Türkiye’s central bank has announced a major change to the way businesses pay fees on card transactions.

The new regulation, published on Thursday, separates the commission rates applied to credit and debit card purchases and reduces the cost for merchants on debit card transactions.

The change will take effect on Nov. 1 and is part of the government’s efforts to control inflation and ease financial pressure on businesses.

What changes in Türkiye’s POS commission rates in November 2025

Previously, Türkiye applied a flat 3.56% point of sale (POS) commission rate for both credit and debit card transactions.

Under the new rules:

  • Credit card rates stay at 3.56%
  • Debit card POS commission drops to 1.04%
  • The maximum blocked funds period for merchants choosing not to pay the commission falls from 40 days to 15 days for debit card transactions

The central bank explained that POS commissions cover the cost of operating card payment systems. Credit cards involve additional funding costs because they offer consumers access to credit, which is why their rate remains higher.

The new rates apply not only to debit cards but also to prepaid cards and account-to-account business payments.

This means a wider range of cashless transactions will benefit from lower fees, helping merchants save money on everyday operations.

How lower POS fees will affect businesses in Türkiye

Lower POS commissions are expected to reduce costs for small shops, cafes, and restaurants that process a large number of debit card transactions every day.

Forbes Türkiye suggested that the move lowers the financial burden of accepting card payments.

Shorter blocked fund periods will also improve cash flow for merchants, giving them faster access to their revenue and helping those with tight operating margins.

Central bank links POS decision to disinflation policies

The announcement follows last week’s 250 basis point cut in Türkiye’s key interest rate to 40.5%.

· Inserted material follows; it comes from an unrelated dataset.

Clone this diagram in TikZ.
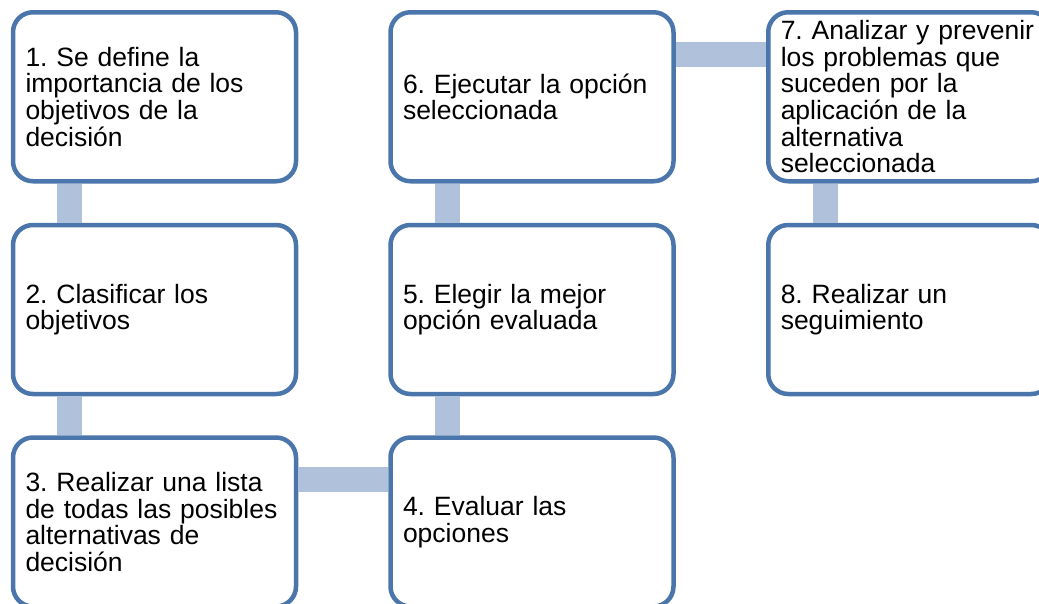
\documentclass[tikz,border=0pt]{standalone}
\usepackage{fontspec}
\setmainfont{Liberation Sans}
\usetikzlibrary{calc}
\frenchspacing
\hyphenpenalty=10000
\definecolor{boxblue}{RGB}{74,118,172}
\definecolor{connblue}{RGB}{176,193,220}
\tikzset{
  stepbox/.style={draw=boxblue, line width=4.5pt, fill=white, rounded corners=20pt,
    minimum width=283pt, minimum height=169pt, text width=258pt, inner xsep=0pt,
    inner ysep=0pt, align=left, font=\fontsize{26.5}{26.7}\selectfont\frenchspacing},
  conn/.style={draw=connblue, line width=25pt}
}
\begin{document}
\begin{tikzpicture}[x=1pt,y=-1pt]
\path[use as bounding box] (0,0) rectangle (1039,603);
\clip (0,0) rectangle (1039,603);
\fill[white] (0,0) rectangle (1039,603);
% boxes
\node[stepbox] (n1) at (154.5,96.75) {1. Se define la\\importancia de los\\objetivos de la\\decisión};
\node[stepbox] (n2) at (154.5,309.5) {2. Clasificar los\\objetivos};
\node[stepbox] (n3) at (154.5,522) {3. Realizar una lista\\de todas las posibles\\alternativas de\\decisión};
\node[stepbox] (n4) at (532,522) {4. Evaluar las\\opciones};
\node[stepbox] (n5) at (532,309.5) {5. Elegir la mejor\\opción evaluada};
\node[stepbox] (n6) at (532,96.75) {6. Ejecutar la opción\\seleccionada};
\node[stepbox] (n7) at (909.75,96.75) {7. Analizar y prevenir\\los problemas que\\suceden por la\\aplicación de la\\alternativa\\seleccionada};
\node[stepbox] (n8) at (909.75,309.5) {8. Realizar un\\seguimiento};
% connectors
\draw[conn] ($(n1.south west)+(59,0)$) -- ($(n2.north west)+(59,0)$);
\draw[conn] ($(n2.south west)+(59,0)$) -- ($(n3.north west)+(59,0)$);
\draw[conn] ($(n3.north east)+(0,44.5)$) -- ($(n4.north west)+(0,44.5)$);
\draw[conn] ($(n4.north west)+(59,0)$) -- ($(n5.south west)+(59,0)$);
\draw[conn] ($(n5.north west)+(59,0)$) -- ($(n6.south west)+(59,0)$);
\draw[conn] ($(n6.north east)+(0,44.5)$) -- ($(n7.north west)+(0,44.5)$);
\draw[conn] ($(n7.south west)+(59,0)$) -- ($(n8.north west)+(59,0)$);
\end{tikzpicture}
\end{document}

The rate change also triggered a reduction in credit card interest rates, effective Oct. 1.

According to the statement published in the Official Gazette:

  • The contractual interest rate will fall from 4.75% to 4.5%
  • The late payment interest rate will drop from 5.05% to 4.8%

Economists see these steps as part of a broader disinflation strategy that aims to slow domestic consumption and stabilize prices.

What expats and visitors need to know about card payments

For foreigners living in Türkiye, this change could make debit card payments more common, as merchants may prefer them due to lower fees.

Prepaid cards, which are popular with students and travelers, will also benefit from the new rule.

Small business owners, including expats running cafes, bars, or boutique hotels, are likely to notice lower monthly expenses and better liquidity from faster payment settlements.